Problem
Output exactly the lines from the line containing "Output the component" through the line containing "const batteryBuy = [91, 57, 32, 27];", inclusive, and omit any pictures.

Records for this task
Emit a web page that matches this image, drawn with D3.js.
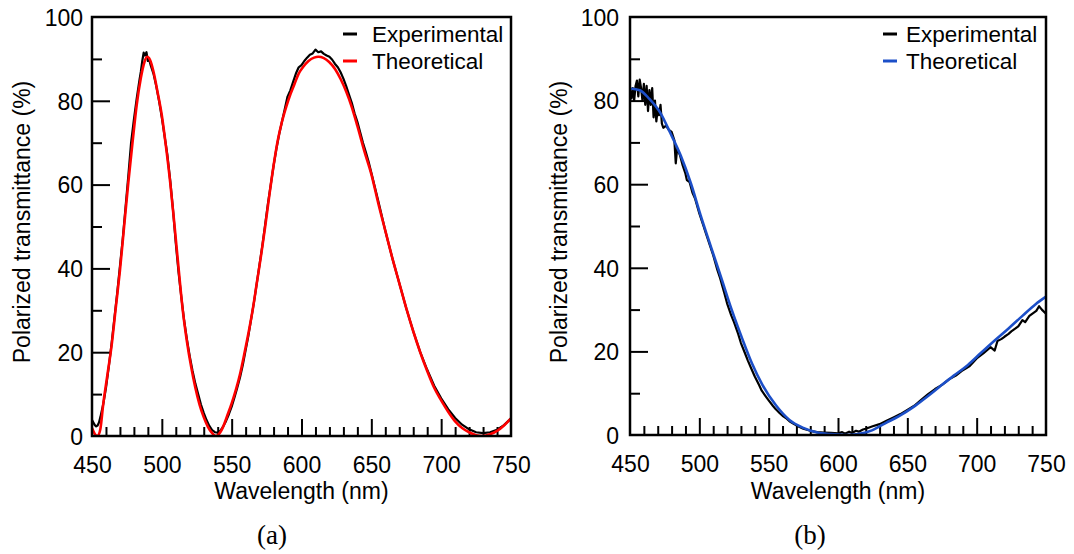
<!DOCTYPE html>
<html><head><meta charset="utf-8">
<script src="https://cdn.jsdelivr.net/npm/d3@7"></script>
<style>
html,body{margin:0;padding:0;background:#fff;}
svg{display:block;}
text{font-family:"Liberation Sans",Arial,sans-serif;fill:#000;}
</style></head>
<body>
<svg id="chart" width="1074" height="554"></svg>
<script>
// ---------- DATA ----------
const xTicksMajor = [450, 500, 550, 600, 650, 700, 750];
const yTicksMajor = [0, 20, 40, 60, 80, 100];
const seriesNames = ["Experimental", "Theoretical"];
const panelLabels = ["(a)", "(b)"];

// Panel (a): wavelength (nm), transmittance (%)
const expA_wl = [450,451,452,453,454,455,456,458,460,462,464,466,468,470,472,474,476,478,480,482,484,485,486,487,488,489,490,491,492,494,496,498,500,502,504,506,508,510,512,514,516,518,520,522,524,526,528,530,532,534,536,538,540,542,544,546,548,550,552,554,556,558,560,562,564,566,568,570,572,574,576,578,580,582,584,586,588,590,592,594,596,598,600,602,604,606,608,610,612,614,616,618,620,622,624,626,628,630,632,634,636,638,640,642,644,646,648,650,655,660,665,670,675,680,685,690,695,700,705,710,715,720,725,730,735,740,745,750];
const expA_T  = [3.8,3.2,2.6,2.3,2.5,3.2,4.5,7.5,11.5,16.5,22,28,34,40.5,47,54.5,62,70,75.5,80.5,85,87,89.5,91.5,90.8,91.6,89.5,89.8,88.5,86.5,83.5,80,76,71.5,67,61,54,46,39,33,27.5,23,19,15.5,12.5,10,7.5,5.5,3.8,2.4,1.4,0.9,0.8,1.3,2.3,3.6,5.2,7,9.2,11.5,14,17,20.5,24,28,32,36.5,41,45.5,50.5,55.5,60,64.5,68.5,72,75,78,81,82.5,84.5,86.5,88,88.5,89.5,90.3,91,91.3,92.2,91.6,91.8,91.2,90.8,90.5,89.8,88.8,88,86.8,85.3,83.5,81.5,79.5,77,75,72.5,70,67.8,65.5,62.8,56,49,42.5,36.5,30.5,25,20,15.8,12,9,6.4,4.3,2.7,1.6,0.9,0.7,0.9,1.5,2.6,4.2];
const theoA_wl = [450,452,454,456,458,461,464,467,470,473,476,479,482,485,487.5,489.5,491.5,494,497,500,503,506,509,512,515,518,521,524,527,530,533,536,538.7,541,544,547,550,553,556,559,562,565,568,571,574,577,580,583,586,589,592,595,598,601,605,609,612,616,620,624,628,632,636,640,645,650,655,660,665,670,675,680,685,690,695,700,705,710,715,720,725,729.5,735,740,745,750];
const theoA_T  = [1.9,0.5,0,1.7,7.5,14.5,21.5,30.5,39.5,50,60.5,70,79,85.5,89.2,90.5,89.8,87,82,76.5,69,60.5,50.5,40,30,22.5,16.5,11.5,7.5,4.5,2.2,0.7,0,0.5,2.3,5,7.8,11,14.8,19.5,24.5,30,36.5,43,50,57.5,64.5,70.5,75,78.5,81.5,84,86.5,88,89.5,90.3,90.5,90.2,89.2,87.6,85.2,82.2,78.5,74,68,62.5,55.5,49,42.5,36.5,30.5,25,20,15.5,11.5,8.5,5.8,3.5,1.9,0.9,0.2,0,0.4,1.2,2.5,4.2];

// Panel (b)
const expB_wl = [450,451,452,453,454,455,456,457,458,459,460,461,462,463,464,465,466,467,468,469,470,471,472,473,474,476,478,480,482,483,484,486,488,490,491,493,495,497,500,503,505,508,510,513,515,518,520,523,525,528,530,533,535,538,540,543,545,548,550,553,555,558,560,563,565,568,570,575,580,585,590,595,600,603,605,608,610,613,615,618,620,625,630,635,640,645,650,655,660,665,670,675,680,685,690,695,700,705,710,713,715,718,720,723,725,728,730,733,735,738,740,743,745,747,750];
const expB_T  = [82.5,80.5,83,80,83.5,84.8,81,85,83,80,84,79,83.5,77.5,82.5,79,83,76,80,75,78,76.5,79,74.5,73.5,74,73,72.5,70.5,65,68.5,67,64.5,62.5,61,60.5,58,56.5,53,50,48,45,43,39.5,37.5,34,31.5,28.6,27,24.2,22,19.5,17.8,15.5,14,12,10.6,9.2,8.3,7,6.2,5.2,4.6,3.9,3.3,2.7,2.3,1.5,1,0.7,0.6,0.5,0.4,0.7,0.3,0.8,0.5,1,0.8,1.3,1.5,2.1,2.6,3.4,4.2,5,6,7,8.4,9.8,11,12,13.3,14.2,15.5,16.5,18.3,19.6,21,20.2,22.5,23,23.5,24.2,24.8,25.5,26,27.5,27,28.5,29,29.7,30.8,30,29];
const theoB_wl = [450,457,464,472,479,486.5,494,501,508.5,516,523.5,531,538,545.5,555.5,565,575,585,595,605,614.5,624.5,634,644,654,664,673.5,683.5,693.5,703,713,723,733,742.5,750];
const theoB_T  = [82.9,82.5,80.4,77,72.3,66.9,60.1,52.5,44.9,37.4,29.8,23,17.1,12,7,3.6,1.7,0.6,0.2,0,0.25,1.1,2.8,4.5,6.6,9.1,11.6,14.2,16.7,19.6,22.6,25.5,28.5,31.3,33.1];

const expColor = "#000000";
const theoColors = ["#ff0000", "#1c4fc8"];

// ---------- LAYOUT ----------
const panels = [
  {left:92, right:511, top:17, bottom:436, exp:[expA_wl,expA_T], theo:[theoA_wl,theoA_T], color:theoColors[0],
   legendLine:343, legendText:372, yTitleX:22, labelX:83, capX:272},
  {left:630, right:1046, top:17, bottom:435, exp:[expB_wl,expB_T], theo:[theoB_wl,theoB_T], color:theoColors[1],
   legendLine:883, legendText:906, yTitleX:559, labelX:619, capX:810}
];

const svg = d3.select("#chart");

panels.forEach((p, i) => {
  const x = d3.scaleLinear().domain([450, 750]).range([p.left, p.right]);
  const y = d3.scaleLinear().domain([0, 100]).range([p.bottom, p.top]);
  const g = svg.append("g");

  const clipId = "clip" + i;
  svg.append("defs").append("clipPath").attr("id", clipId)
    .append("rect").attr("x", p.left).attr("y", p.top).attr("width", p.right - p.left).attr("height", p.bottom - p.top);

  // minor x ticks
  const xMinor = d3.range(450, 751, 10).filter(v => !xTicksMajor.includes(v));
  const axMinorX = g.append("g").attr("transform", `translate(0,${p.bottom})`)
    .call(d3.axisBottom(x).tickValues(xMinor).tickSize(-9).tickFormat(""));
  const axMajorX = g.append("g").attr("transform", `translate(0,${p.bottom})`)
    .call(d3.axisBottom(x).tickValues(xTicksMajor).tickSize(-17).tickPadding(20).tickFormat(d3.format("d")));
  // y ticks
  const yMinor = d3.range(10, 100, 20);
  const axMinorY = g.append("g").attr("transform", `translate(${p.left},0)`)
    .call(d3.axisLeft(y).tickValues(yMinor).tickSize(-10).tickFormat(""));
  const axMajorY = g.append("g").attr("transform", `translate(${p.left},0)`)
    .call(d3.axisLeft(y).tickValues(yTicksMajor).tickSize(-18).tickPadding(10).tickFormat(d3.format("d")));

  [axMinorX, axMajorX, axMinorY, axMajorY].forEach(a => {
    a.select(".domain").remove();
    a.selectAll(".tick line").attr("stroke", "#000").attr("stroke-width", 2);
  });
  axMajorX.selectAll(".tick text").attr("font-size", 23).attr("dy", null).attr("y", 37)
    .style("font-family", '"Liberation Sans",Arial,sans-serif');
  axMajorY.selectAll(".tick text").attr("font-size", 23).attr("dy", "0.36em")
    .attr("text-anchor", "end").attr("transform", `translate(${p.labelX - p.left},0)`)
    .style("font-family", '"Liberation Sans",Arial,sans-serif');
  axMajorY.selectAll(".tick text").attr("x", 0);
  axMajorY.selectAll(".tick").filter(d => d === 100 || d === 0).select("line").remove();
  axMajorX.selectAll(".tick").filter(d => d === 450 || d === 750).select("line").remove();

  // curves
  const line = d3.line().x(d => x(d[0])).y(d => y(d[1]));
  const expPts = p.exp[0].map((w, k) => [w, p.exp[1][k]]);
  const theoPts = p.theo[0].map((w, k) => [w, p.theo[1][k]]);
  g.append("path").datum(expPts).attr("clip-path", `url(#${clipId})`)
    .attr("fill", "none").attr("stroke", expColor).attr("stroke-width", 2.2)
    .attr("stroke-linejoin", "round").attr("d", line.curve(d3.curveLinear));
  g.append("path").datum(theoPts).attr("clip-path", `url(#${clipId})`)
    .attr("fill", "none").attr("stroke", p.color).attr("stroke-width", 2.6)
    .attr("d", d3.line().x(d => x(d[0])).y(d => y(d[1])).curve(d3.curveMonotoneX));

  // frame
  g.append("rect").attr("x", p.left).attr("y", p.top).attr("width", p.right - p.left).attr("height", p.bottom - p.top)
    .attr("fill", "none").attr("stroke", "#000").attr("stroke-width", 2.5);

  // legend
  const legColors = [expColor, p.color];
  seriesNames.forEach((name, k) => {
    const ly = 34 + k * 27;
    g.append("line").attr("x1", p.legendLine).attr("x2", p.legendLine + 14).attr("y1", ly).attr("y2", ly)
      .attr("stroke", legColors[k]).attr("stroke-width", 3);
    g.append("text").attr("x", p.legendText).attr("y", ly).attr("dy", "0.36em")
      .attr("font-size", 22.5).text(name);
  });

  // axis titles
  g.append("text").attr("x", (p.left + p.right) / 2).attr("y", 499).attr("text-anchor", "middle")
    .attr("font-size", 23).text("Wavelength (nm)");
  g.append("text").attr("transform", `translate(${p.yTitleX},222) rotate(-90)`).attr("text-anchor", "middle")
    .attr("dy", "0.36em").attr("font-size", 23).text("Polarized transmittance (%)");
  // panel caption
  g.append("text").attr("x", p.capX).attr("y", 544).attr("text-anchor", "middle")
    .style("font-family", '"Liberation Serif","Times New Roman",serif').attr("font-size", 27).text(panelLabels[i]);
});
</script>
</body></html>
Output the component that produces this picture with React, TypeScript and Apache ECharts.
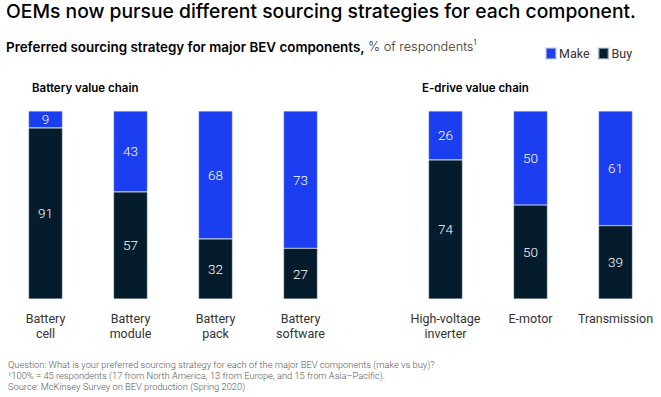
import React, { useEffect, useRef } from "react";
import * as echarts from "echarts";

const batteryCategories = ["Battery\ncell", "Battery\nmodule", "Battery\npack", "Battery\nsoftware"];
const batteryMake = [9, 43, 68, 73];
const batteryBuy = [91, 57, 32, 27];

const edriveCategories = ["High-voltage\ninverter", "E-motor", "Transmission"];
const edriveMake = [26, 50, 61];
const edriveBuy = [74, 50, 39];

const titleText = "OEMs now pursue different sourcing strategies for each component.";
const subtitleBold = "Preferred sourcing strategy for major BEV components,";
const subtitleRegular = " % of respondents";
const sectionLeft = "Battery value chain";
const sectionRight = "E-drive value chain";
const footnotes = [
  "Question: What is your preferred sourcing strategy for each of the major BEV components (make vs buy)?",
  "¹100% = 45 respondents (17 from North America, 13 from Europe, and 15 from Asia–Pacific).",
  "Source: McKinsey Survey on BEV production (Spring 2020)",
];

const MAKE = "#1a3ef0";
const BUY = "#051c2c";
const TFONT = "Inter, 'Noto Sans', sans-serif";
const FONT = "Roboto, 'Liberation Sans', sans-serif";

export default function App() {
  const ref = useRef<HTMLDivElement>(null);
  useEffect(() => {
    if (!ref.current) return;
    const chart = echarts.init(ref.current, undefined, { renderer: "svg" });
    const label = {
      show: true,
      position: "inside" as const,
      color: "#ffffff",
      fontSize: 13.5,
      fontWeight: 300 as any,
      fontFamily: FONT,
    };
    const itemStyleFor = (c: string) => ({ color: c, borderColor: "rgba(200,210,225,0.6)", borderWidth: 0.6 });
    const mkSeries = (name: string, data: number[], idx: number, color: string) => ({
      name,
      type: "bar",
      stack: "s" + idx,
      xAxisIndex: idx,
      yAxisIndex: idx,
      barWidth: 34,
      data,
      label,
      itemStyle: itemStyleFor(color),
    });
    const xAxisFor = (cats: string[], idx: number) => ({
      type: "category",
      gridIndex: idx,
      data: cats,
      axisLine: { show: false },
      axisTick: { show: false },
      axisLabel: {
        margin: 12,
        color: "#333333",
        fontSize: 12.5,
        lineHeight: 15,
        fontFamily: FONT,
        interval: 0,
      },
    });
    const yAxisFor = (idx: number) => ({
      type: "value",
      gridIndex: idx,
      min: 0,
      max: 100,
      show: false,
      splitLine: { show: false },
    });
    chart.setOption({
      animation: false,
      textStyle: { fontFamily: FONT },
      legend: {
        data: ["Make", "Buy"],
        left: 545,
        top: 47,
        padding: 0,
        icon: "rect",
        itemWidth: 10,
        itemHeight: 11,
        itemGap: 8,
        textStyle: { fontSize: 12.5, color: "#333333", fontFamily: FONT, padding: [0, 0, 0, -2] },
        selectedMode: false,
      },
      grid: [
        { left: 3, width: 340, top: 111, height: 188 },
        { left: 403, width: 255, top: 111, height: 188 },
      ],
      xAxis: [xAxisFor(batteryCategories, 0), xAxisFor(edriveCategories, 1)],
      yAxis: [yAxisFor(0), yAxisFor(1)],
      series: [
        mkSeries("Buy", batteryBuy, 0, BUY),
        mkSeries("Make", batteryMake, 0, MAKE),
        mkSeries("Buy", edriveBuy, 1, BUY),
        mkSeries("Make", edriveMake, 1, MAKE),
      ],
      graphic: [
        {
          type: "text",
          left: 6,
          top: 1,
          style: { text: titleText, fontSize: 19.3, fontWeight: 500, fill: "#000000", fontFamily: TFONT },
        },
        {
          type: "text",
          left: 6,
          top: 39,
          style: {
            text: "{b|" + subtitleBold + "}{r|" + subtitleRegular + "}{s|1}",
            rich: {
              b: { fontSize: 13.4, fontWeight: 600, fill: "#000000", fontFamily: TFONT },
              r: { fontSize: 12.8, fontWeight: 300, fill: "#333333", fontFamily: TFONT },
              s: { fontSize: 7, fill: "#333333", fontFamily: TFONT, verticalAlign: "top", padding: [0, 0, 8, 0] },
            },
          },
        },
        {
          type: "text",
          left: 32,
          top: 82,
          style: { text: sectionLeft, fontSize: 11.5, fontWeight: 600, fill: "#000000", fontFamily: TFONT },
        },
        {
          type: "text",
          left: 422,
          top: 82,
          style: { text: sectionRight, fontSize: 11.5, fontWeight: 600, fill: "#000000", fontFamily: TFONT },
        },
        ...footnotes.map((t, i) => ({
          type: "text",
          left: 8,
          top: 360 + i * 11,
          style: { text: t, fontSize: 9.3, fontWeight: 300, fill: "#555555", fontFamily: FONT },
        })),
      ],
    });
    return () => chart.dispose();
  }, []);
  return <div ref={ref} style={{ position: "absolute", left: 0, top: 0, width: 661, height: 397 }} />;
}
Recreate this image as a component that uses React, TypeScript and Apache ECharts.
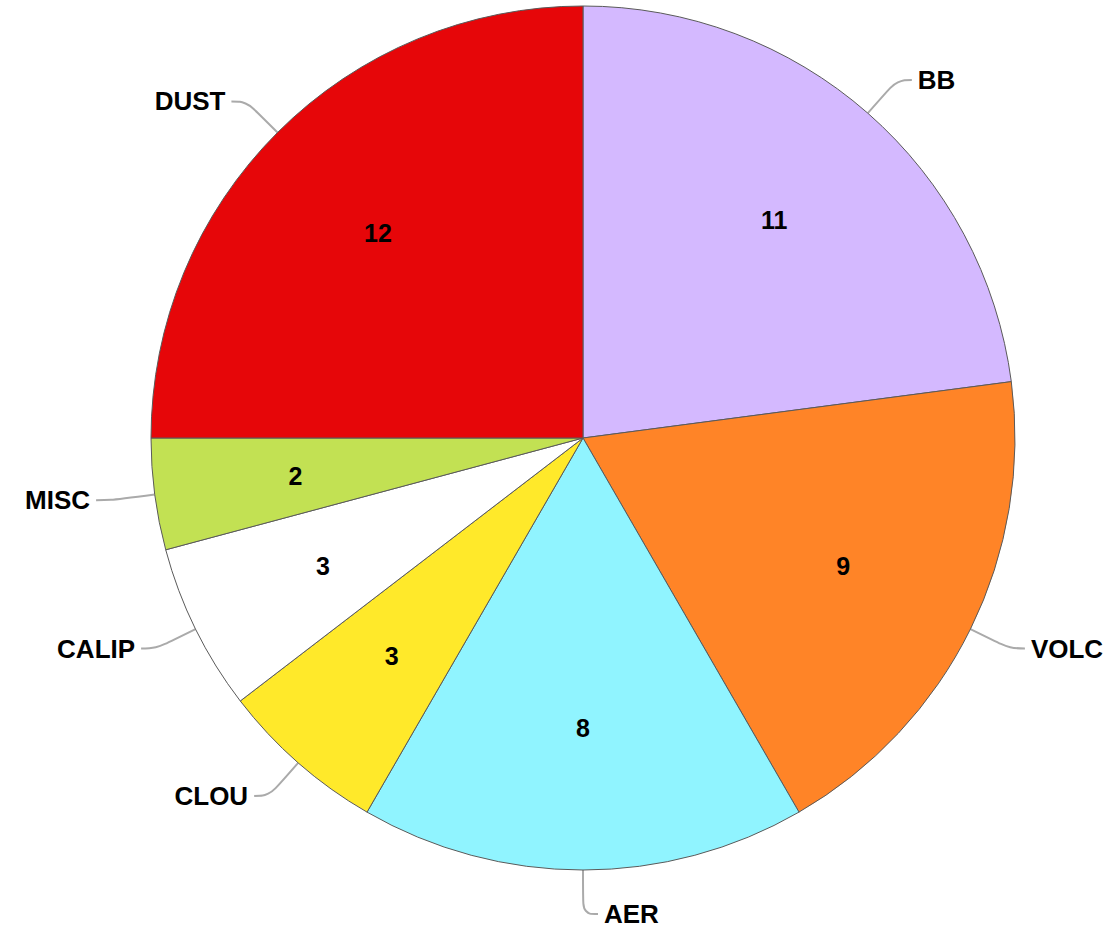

Exercise response
Output the component that produces this picture with React, TypeScript and Apache ECharts.
import React, { useEffect, useRef } from "react";
import * as echarts from "echarts";

const batteryCategories = ["Battery\ncell", "Battery\nmodule", "Battery\npack", "Battery\nsoftware"];
const batteryMake = [9, 43, 68, 73];
const batteryBuy = [91, 57, 32, 27];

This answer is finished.